Project bank accounts are gaining momentum as objections fall away – it’s time to make them mandatory

Rudi Klein_Feb2018_cutout BW

Some weeks ago I was extremely gratified to hear a director of a large engineering firm extolling the virtues of project bank accounts (PBAs). His firm had worked on Carillion projects where PBAs had been used and they hadn’t lost any monies in the wake of Carillion’s collapse. A short time ago I was also talking to engineering firms in Northern Ireland (where PBAs have been mandated on £2m-plus government works since 2013) and they were equally enthusiastic about PBAs.
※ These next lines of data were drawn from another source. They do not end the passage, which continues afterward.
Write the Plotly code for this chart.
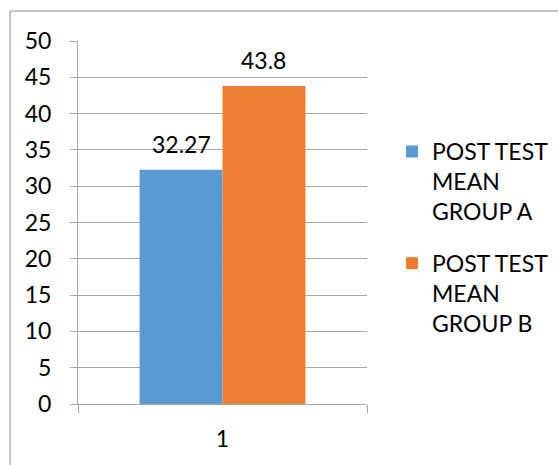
import plotly.graph_objects as go

categories = ["1"]
series_names = ["POST TEST<br>MEAN<br>GROUP A", "POST TEST<br>MEAN<br>GROUP B"]
group_a = [32.27]
group_b = [43.8]
colors = ["#5B9BD5", "#ED7D31"]
y_ticks = [0, 5, 10, 15, 20, 25, 30, 35, 40, 45, 50]

FONT = "Lato"
FS = 23
GRID = "#a6a6a6"
BARGAP = 0.426

W, H = 558, 465
L, R, T, B = 78, 191, 41, 61
pw, ph = W - L - R, H - T - B
bar_px = pw * (1 - BARGAP) / 2

fig = go.Figure()
annotations = []
for i, (name, vals) in enumerate(zip(series_names, [group_a, group_b])):
    fig.add_trace(go.Bar(
        x=categories, y=vals, name=name,
        marker=dict(color=colors[i], line=dict(width=0)),
        legendgroup=f"g{i}",
    ))
    for ci, v in enumerate(vals):
        annotations.append(dict(
            x=ci, y=v, xref="x", yref="y", text=f"{v:g}", showarrow=False,
            xshift=(i - 0.5) * bar_px, yshift=26, yanchor="middle",
            font=dict(family=FONT, size=FS, color="#000000"),
        ))

fig.update_layout(
    width=W, height=H,
    margin=dict(l=L, r=R, t=T, b=B, pad=0, autoexpand=False),
    paper_bgcolor="white", plot_bgcolor="white",
    barmode="group", bargap=BARGAP, bargroupgap=0,
    font=dict(family=FONT, size=FS, color="#000000"),
    showlegend=True,
    legend=dict(
        x=(392 - L) / pw, y=(404 - 130) / ph, xanchor="left", yanchor="top",
        valign="top", tracegroupgap=19, itemwidth=30,
        font=dict(family=FONT, size=FS, color="#000000"),
        bgcolor="rgba(0,0,0,0)",
    ),
    xaxis=dict(
        type="category", showline=True, linecolor=GRID, linewidth=1,
        ticks="outside", tickson="boundaries", ticklen=8, tickcolor=GRID,
        showgrid=False, ticklabelstandoff=14,
        tickfont=dict(family=FONT, size=FS),
    ),
    yaxis=dict(
        range=[0, 50], tickvals=y_ticks, showgrid=True, gridcolor=GRID, gridwidth=1,
        showline=True, linecolor=GRID, linewidth=1, zeroline=False,
        ticks="outside", ticklen=7, tickcolor=GRID, ticklabelstandoff=14,
        tickfont=dict(family=FONT, size=FS),
    ),
    annotations=annotations,
    shapes=[dict(
        type="rect", xref="paper", yref="paper", layer="above",
        x0=(10 - L) / pw, x1=(W + 5 - L) / pw,
        y0=(ph + T - (H + 5)) / ph, y1=(ph + T - 11) / ph,
        line=dict(color="#8c8c8c", width=1), fillcolor="rgba(0,0,0,0)",
    )],
)

fig.write_html("out.html")
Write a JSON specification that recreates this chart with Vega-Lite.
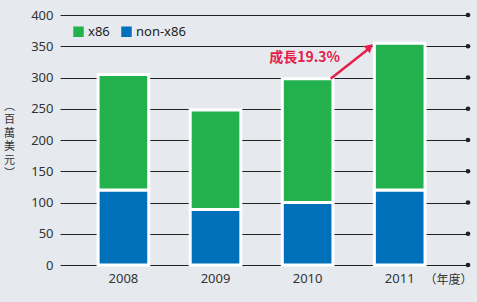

Also read: It’s time to amend the public contracts regulations on payment terms

Since the announcement by the UK government in 2010 that PBAs were to be used on central government projects (unless there were “compelling reasons” not to do so), their use has spread throughout the UK. In October 2016 PBAs were mandated for building works over £4.1m procured by Scottish government public bodies. To date over £1bn worth of public sector work in Scotland will have been paid or will be paid through PBAs over the next few months. Wales has also mandated them for projects over £2m.

The primary objection to PBAs – that they are costly and bureaucratic – seems to have evaporated […] there isn’t a better alternative for guaranteeing regular and secure payments along the supply chain

Australia has followed our example with many states now insisting on PBAs. Queensland has gone one step further. Queensland legislation, introduced in 2018, has mandated the use of PBAs for public sector projects worth over £640,000 and this is being extended to private sector construction this year. A study published by the EU Commission in August recommended that all member states promote the use of PBAs.

In the meantime the business, energy and industrial strategy select committee report Small Businesses and Productivity (5 December 2018) lambasted the lack of progress on payment security. The Prompt Payment Code and Supply Chain Payment Charter got short shrift as verging on useless (those in the industry previously extolling the virtues of the charter now seem less vocal). The committee described payment abuse by the companies as a “disgraceful form of market abuse”.

Last July the House of Commons Public Accounts Committee recommended that the government increase the use of PBAs. The “compelling reasons” get-out for PBAs has not been sufficiently policed by the Cabinet Office. This is in spite of the statement in the government’s construction strategy for 2016-20 that “PBAs are recognised as an effective mechanism for facilitating fair payment to the construction supply chain.” Supply chain firms know that their money is safe and they can be paid within 12 to 15 days.

There are not many “compelling reasons” for failing to use PBAs. Clearly if a project is of very short duration or there are only a few payment “events” there isn’t such a need. But public sector procurers relying on this “get-out” must be challenged and must declare openly their reasons. 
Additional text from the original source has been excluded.